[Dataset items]
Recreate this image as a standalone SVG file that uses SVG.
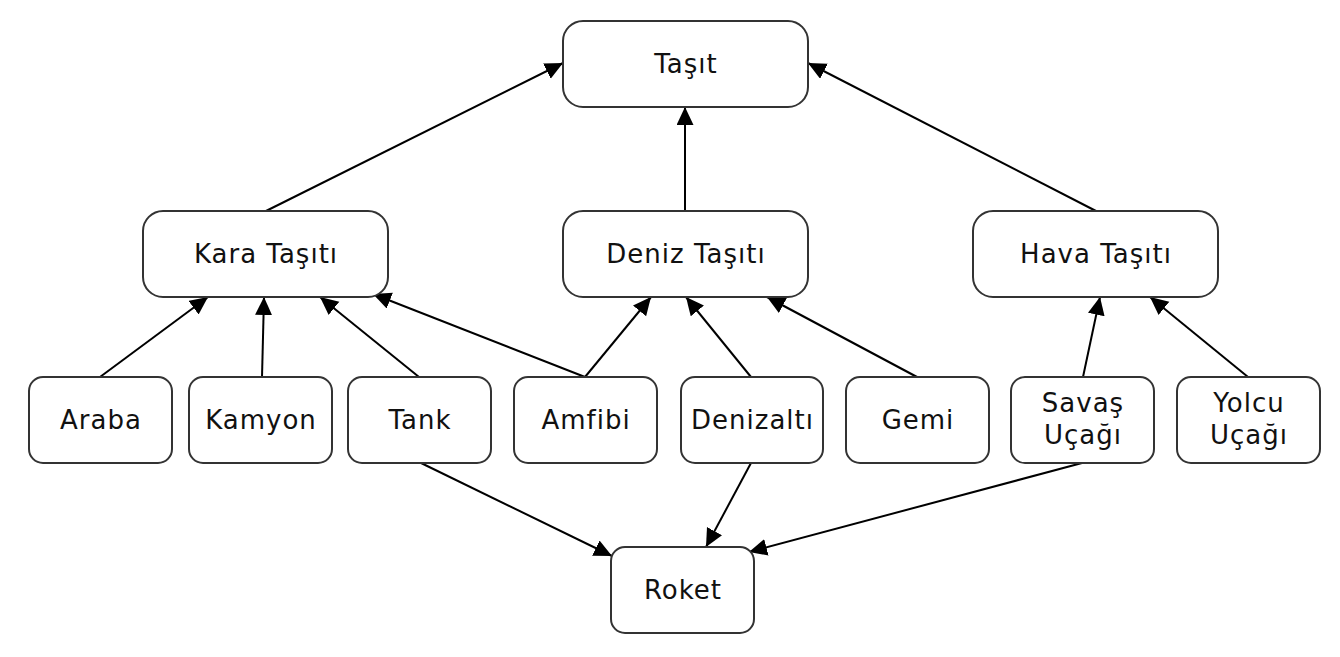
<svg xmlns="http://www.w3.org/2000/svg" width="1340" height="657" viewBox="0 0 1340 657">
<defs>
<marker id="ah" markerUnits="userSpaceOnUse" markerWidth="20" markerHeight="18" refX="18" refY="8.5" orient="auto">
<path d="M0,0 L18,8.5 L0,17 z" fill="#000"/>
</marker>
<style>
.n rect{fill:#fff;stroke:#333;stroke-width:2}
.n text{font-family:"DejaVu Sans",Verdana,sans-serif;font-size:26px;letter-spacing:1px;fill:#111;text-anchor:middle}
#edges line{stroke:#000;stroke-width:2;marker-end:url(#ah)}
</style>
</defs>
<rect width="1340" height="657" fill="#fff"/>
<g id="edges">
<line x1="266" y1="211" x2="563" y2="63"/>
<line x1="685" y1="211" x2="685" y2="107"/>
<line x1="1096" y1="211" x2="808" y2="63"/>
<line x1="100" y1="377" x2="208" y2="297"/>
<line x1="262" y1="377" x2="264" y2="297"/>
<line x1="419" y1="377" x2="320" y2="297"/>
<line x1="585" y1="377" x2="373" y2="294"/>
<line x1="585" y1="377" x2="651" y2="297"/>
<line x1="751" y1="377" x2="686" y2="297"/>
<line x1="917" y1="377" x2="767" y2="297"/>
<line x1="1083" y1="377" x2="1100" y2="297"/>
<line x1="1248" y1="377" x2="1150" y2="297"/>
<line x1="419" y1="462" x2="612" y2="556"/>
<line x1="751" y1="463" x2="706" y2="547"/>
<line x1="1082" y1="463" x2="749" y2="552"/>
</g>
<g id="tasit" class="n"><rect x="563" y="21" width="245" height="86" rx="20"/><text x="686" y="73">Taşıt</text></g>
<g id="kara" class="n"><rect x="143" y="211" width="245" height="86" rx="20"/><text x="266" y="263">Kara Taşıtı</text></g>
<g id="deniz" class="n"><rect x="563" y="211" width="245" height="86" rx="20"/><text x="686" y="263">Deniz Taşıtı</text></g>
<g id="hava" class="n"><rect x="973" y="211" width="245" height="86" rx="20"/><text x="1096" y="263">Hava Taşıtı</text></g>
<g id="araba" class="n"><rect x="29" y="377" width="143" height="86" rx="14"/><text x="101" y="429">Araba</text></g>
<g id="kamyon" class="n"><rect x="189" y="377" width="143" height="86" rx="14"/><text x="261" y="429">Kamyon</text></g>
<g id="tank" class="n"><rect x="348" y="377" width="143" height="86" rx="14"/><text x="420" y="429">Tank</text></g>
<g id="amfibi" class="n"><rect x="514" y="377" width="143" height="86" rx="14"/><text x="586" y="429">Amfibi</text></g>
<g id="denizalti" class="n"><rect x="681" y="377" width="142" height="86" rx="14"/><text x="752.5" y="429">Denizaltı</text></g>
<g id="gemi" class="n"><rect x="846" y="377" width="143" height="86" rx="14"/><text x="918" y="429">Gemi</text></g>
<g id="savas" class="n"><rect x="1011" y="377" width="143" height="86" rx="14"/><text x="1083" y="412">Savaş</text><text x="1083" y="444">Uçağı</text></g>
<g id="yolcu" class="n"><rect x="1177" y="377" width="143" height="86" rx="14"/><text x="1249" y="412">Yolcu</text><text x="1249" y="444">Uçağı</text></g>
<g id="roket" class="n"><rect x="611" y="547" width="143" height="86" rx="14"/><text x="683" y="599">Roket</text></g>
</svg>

==

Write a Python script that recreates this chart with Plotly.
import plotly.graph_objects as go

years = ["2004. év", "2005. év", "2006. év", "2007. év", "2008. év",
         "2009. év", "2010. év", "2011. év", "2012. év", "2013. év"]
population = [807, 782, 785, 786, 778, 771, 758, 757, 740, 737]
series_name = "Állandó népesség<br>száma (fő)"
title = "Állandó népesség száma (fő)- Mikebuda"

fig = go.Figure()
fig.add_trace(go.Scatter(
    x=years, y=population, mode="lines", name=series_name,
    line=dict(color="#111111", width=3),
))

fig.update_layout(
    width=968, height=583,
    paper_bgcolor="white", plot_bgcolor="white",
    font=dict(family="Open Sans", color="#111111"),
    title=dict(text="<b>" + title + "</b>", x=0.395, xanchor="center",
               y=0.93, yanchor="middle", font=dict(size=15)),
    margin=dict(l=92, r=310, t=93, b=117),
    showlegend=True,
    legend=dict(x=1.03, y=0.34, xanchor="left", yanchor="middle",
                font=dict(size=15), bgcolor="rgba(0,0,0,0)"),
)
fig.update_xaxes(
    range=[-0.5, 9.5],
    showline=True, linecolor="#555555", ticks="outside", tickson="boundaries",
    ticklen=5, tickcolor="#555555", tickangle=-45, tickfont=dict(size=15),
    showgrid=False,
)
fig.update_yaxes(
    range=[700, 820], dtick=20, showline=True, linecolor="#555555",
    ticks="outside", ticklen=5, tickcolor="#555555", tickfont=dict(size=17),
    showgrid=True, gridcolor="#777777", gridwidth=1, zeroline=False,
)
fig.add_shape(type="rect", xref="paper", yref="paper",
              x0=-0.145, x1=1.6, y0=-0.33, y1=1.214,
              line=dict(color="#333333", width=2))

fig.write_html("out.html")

WHAT TO WORK ON:
Return every line above in which the string "that" occurs.

ANSWER TO THE EXERCISE:
Recreate this image as a standalone SVG file that uses SVG.
Write a Python script that recreates this chart with Plotly.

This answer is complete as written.